Worms eating polyethylene and escaping from a plastic bag CREDIT: César Hernández & Ainhoa Goñi
One of the biggest issues in our current society is the amount of plastic that we produce and waste every year. In 2015 Science magazine published a study in which stating that 8 tonnes of plastic end up in the ocean every year. I can imagine that the number has probably increased since then. Plastic is not biodegradable and will remain on the planet for many centuries, contaminating the land and ocean with its presence and destroying the ozone layer with the release of methane gas during decomposition.
But it’s not everything is bad news, the Spanish National Research Council (CSIC) has discovered recently that the wax worm (Galleria mellonella) can eat and degrade polyethylene. This type of worms eat wax and honey from the honeycombs of bees and the polyethylene has a similar molecular structure to wax and that why the worms can biodegrade this type of plastic.
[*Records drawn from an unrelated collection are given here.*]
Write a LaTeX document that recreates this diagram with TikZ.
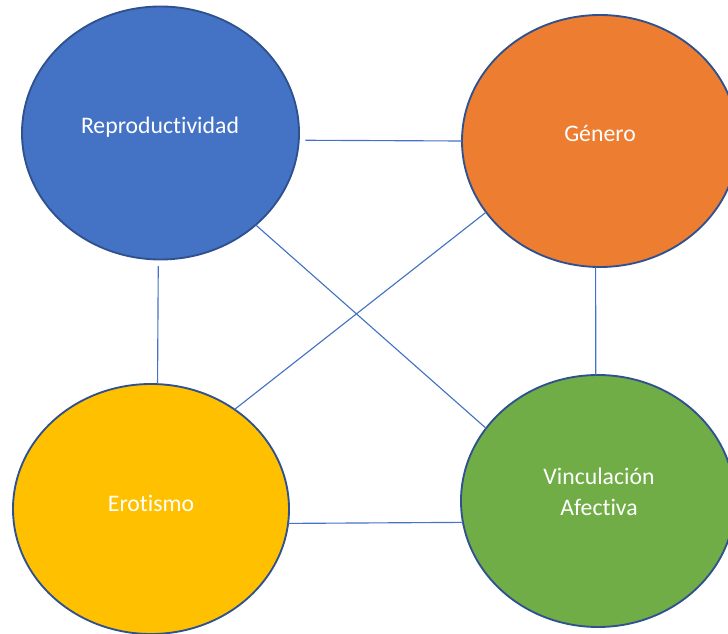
\documentclass[tikz,border=0pt]{standalone}
\usepackage{fontspec}
\setmainfont{Carlito}[Ligatures=NoCommon]
\usetikzlibrary{shapes.geometric}
\definecolor{cblue}{HTML}{4472C4}
\definecolor{corange}{HTML}{ED7D31}
\definecolor{cyellow}{HTML}{FFC000}
\definecolor{cgreen}{HTML}{70AD47}
\definecolor{cborder}{HTML}{2F528F}
\begin{document}
\begin{tikzpicture}[x=0.75pt,y=-0.75pt,
  ell/.style={ellipse, draw=cborder, line width=1.4pt, inner sep=0pt, outer sep=0pt},
  lbl/.style={text=white, font=\fontsize{17.8}{23.5}\selectfont, align=center, inner sep=0pt},
  conn/.style={draw=cblue, line width=0.85pt}]
\useasboundingbox (0,0) rectangle (728,634);
\node[ell, fill=cblue, minimum width=207.75pt, minimum height=189.75pt] (rep) at (160.5,133) {};
\node[ell, fill=corange, minimum width=207pt, minimum height=189pt] (gen) at (600,141) {};
\node[ell, fill=cyellow, minimum width=207pt, minimum height=187.5pt] (ero) at (151,509) {};
\node[ell, fill=cgreen, minimum width=205.5pt, minimum height=189pt] (vin) at (598,501) {};
\node[lbl] (repT) at (160,127) {Reproductividad};
\node[lbl] (genT) at (600,133) {Género};
\node[lbl] (eroT) at (151,503) {Erotismo};
\node[lbl] (vinT) at (599,492) {Vinculación\\Afectiva};
\draw[conn, shorten <=5pt] (rep.-3.5) -- (gen.180);
\draw[conn, shorten <=5pt] (rep.-91.1) -- (ero.87.7);
\draw[conn] (rep.-44.2) -- (vin.147.6);
\draw[conn] (gen.-148.75) -- (ero.50.5);
\draw[conn] (gen.-92.7) -- (vin.91.9);
\draw[conn] (ero.-6.3) -- (vin.-171.3);
\end{tikzpicture}
\end{document}
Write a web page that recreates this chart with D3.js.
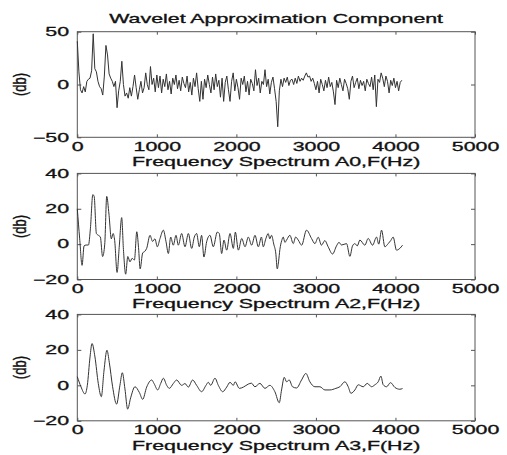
<!DOCTYPE html>
<html>
<head>
<meta charset="utf-8">
<script src="https://cdn.jsdelivr.net/npm/d3@7"></script>
<style>
  body { margin: 0; background: #fff; }
  svg text { font-family: "Liberation Sans", Arial, sans-serif; font-size: 12px; fill: #111; stroke: #111; stroke-width: 0.3; }
</style>
</head>
<body>
<div id="chart"></div>
<script>
// A0: raw spectrum, one value every 20 Hz from 0 Hz
const A0_STEP = 20;
const a0Values = [
  41, 12, -5, -8, -2, -7, 3, 5, 6, 13,
  48, 15, 12, 3, -2, -4, -10, 8, 37, 28,
  10, 6, 3, -2, 3, -22, -6, 3, 22, 0,
  -11, -8, -13, -3, -11, -2, 9, -3, -14, -5,
  3, -8, -3, 11, 0, -5, 17, 0, 6, -7,
  9, -3, 8, -8, 5, -2, 10, -5, 3, -9,
  6, 0, 9, -4, 4, -6, 7, 1, -3, 8,
  -7, 2, -10, 6, -2, 11, -4, -16, 3, -14,
  5, -3, 9, 0, -8, 7, -5, 10, -2, 4,
  -12, 6, -16, 2, 8, -5, -16, 3, 11, -6,
  5, -3, -14, 6, 0, 8, -7, 3, -10, 5,
  1, -6, 14, -1, 6, -8, 3, 0, 14, -2,
  5, -9, 2, 7, -4, -16, -40, -6, 5, -2,
  6, 2, 7, -1, 4, 5, 0, 6, 1, 8,
  3, 6, 4, 8, 11, 7, 8, 3, 6, 1,
  -5, 3, -8, 5, 0, -6, 4, -3, 7, -2,
  2, -7, -19, 4, -3, 6, 0, -6, 5, 1,
  -4, -14, 3, 8, -3, 2, 6, -4, 4, -1,
  3, -6, 5, 1, -2, 7, -5, 9, -21, 5,
  2, 11, 6, -2, 8, 3, -8, 4, -1, 6,
  -3, 3, -6, 2, 4
];

// A2: level-2 approximation (frequency in Hz, level in db)
const a2Freq = [
  0, 30, 60, 85, 110, 140, 165, 195, 212, 240, 265, 290, 318, 345, 370, 398,
  428, 450, 470, 500, 528, 558, 580, 608, 635, 662, 690, 718, 748, 770, 790, 822,
  850, 872, 914, 947, 976, 1006, 1040, 1082, 1115, 1145, 1174, 1207, 1241, 1270, 1312, 1354,
  1396, 1438, 1471, 1500, 1534, 1563, 1592, 1626, 1668, 1710, 1760, 1785, 1815, 1844, 1878, 1920,
  1962, 1987, 2025, 2067, 2109, 2150, 2192, 2234, 2276, 2315, 2338, 2370, 2400, 2420, 2442, 2470,
  2495, 2514, 2530, 2547, 2570, 2589, 2610, 2631, 2673, 2715, 2745, 2778, 2820, 2882, 2945, 2987,
  3029, 3070, 3112, 3154, 3209, 3259, 3290, 3322, 3385, 3427, 3460, 3490, 3520, 3553, 3615, 3657,
  3712, 3762, 3790, 3825, 3867, 3909, 3940, 3971, 4013, 4055, 4089
];
const a2Values = [
  20, 3, -12, -1, -0.5, -0.5, 9, 28, 27, 6, 5, 4, -7, 0, 27, 17,
  3, 6, 2, -16, -1, 15, -3, -17, -7, -10, -8, -9, 7, -2, -14, -5,
  -4, -2.4, 5, 1.5, 3, -1.5, 3.2, 7.9, 1.5, -5.3, 4, -0.6, 5, -0.6, 6, -1.5,
  6, -2.4, 4, 6, -1.5, 5, -7.3, 1.3, 5, -1.5, 6.8, 6, -5.3, 2.3, -3.4, 6,
  -2.4, 6.8, -3.4, 3.2, -1.5, 4, -0.6, 5, -1.5, 4, -1.5, 3, 6, 3, 5, 0,
  -5, -14, -10, -3, 2, 4, 1, 2.3, 5, 0.3, 4, 2.3, -0.6, 7.9, 3.2, 0.3,
  3.9, -0.6, 2, -1.5, -5.6, -1, 1, -0.5, 0.3, -6.9, -1, 0.3, -1, 2.3, -0.6, 3.2,
  -0.6, 4, 0, 7.9, -1.5, 0.3, 2, 4, -3.4, -2.4, -0.6
];

// A3: level-3 approximation
const a3Freq = [
  0, 46, 97, 126, 160, 185, 222, 264, 302, 335, 373, 402, 444, 494, 536, 566,
  599, 633, 671, 725, 780, 822, 872, 935, 965, 1011, 1048, 1082, 1124, 1157, 1207, 1249,
  1312, 1354, 1396, 1450, 1500, 1563, 1618, 1647, 1677, 1731, 1773, 1828, 1878, 1920, 1962, 1983,
  2038, 2088, 2150, 2190, 2233, 2296, 2359, 2421, 2484, 2539, 2568, 2602, 2631, 2664, 2706, 2757,
  2819, 2874, 2924, 2987, 3050, 3113, 3176, 3251, 3301, 3364, 3406, 3440, 3490, 3532, 3595, 3645,
  3700, 3741, 3783, 3817, 3846, 3888, 3938, 3993, 4055, 4089
];
const a3Values = [
  4.9, -0.8, -4.9, 0, 16, 23.6, 16, 1, -6.4, 8, 19.8, 13, -0.8, -10.6, 0, 7.1,
  -2, -13.4, -7, -0.8, -4, -7.9, -1, 3, 1, -2.6, 1, 4, 0, -1.7, 1, 3,
  0, 1, -1, 3, 0, -3.6, 0, 1.7, 0, 4, 0, -3.6, -1, 1.7, 0, 2,
  -1.7, -1, 0.7, 1.2, -0.8, 1.1, -1.7, 0, -3.6, -9.8, -2.6, 4.5, 2, 3, -0.8, -1.5,
  3, 6.7, 2, -0.8, -0.8, -2.6, -2.6, -1.7, -0.8, 2, -0.8, -4.5, -2.6, 0.3, -0.8, 1.1,
  -0.8, 0.3, 2, 5.2, 0.3, -0.8, 1.5, -1.2, -2.2, -1.8
];

const xTicks = [0, 1000, 2000, 3000, 4000, 5000];
const xDomain = [0, 5000];

const title = "Wavelet Approximation Component";
const yLabel = "(db)";

const a0 = a0Values.map((v, i) => ({ f: i * A0_STEP, v }));
const a2 = a2Freq.map((f, i) => ({ f, v: a2Values[i] }));
const a3 = a3Freq.map((f, i) => ({ f, v: a3Values[i] }));

const panels = [
  { data: a0, yDomain: [-50, 50], yTicks: [-50, 0, 50], xLabel: "Frequency Spectrum A0,F(Hz)",
    top: 31.7, bottom: 137.3, curve: d3.curveLinear },
  { data: a2, yDomain: [-20, 40], yTicks: [-20, 0, 20, 40], xLabel: "Frequency Spectrum A2,F(Hz)",
    top: 173.4, bottom: 279.5, curve: d3.curveMonotoneX },
  { data: a3, yDomain: [-20, 40], yTicks: [-20, 0, 20, 40], xLabel: "Frequency Spectrum A3,F(Hz)",
    top: 314.4, bottom: 420.8, curve: d3.curveMonotoneX }
];

const W = 507, H = 455;
const left = 77.3, right = 475;
const SX = 1.78;           // text in the picture is stretched sideways
const frameColor = "#555";
const lineColor = "#333";

const svg = d3.select("#chart")
  .append("svg")
  .attr("width", W)
  .attr("height", H);

const x = d3.scaleLinear().domain(xDomain).range([left, right]);

function wideText(sel, px, py, str, anchor) {
  return sel.append("text")
    .attr("transform", `translate(${px},${py}) scale(${SX},1)`)
    .attr("text-anchor", anchor)
    .text(str);
}

// title
wideText(svg, (left + right) / 2, 22.7, title, "middle");

panels.forEach((p, k) => {
  const y = d3.scaleLinear().domain(p.yDomain).range([p.bottom, p.top]);
  const g = svg.append("g").attr("class", "panel-" + k);

  // axes with inward ticks on all four sides
  const bx = g.append("g")
    .attr("transform", `translate(0,${p.bottom})`)
    .call(d3.axisBottom(x).tickValues(xTicks).tickFormat(d3.format("d"))
      .tickSize(-3).tickSizeOuter(0).tickPadding(5));
  bx.selectAll("text").attr("transform", `scale(${SX},1)`);

  g.append("g")
    .attr("transform", `translate(0,${p.top})`)
    .call(d3.axisTop(x).tickValues(xTicks).tickSize(-3).tickSizeOuter(0).tickFormat(""));

  const ly = g.append("g")
    .attr("transform", `translate(${left},0)`)
    .call(d3.axisLeft(y).tickValues(p.yTicks).tickSize(-4).tickSizeOuter(0).tickPadding(0));
  ly.selectAll("text").attr("x", -8.3 / SX).attr("transform", `scale(${SX},1)`);

  g.append("g")
    .attr("transform", `translate(${right},0)`)
    .call(d3.axisRight(y).tickValues(p.yTicks).tickSize(-4).tickSizeOuter(0).tickFormat(""));

  g.selectAll(".domain").remove();
  g.selectAll(".tick line").attr("stroke", frameColor);
  g.selectAll(".tick text").attr("fill", "#111").style("font-size", "12px")
    .style("font-family", "'Liberation Sans', Arial, sans-serif");

  // frame
  g.append("rect")
    .attr("x", left)
    .attr("y", p.top)
    .attr("width", right - left)
    .attr("height", p.bottom - p.top)
    .attr("fill", "none")
    .attr("stroke", frameColor)
    .attr("stroke-width", 1);

  // trace
  const line = d3.line()
    .x(d => x(d.f))
    .y(d => y(d.v))
    .curve(p.curve);

  g.append("path")
    .datum(p.data)
    .attr("fill", "none")
    .attr("stroke", lineColor)
    .attr("stroke-width", 1)
    .attr("stroke-linejoin", "round")
    .attr("d", line);

  // labels
  wideText(g, (left + right) / 2, p.bottom + 28.7, p.xLabel, "middle");

  g.append("text")
    .attr("transform", `translate(25.5,${(p.top + p.bottom) / 2}) scale(1.45,1) rotate(-90)`)
    .attr("text-anchor", "middle")
    .style("font-size", "13px")
    .text(yLabel);
});
</script>
</body>
</html>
The polyethylene is one of the most chemical resistant and cheapest plastics available hence its extensive use in food packaging, grocery bags, plastic tableware & pipelines, resulting in the most produced and disposable plastic in the world. So this discovery bring new light and hope to a desperate situation!
The next step would be to isolate the molecule or enzyme produced by the worms to degrade the plastic. Once isolated the scientists will have to find a way to mass produce and deploy it on a large scale. Work is underway to find the solution as soon as possible. This discovery is great news for all of us and could be the future for solving one of the biggest environmental problems future generations will face! Once again mother nature is providing us with a solution to save the planet and offering us another chance to do better!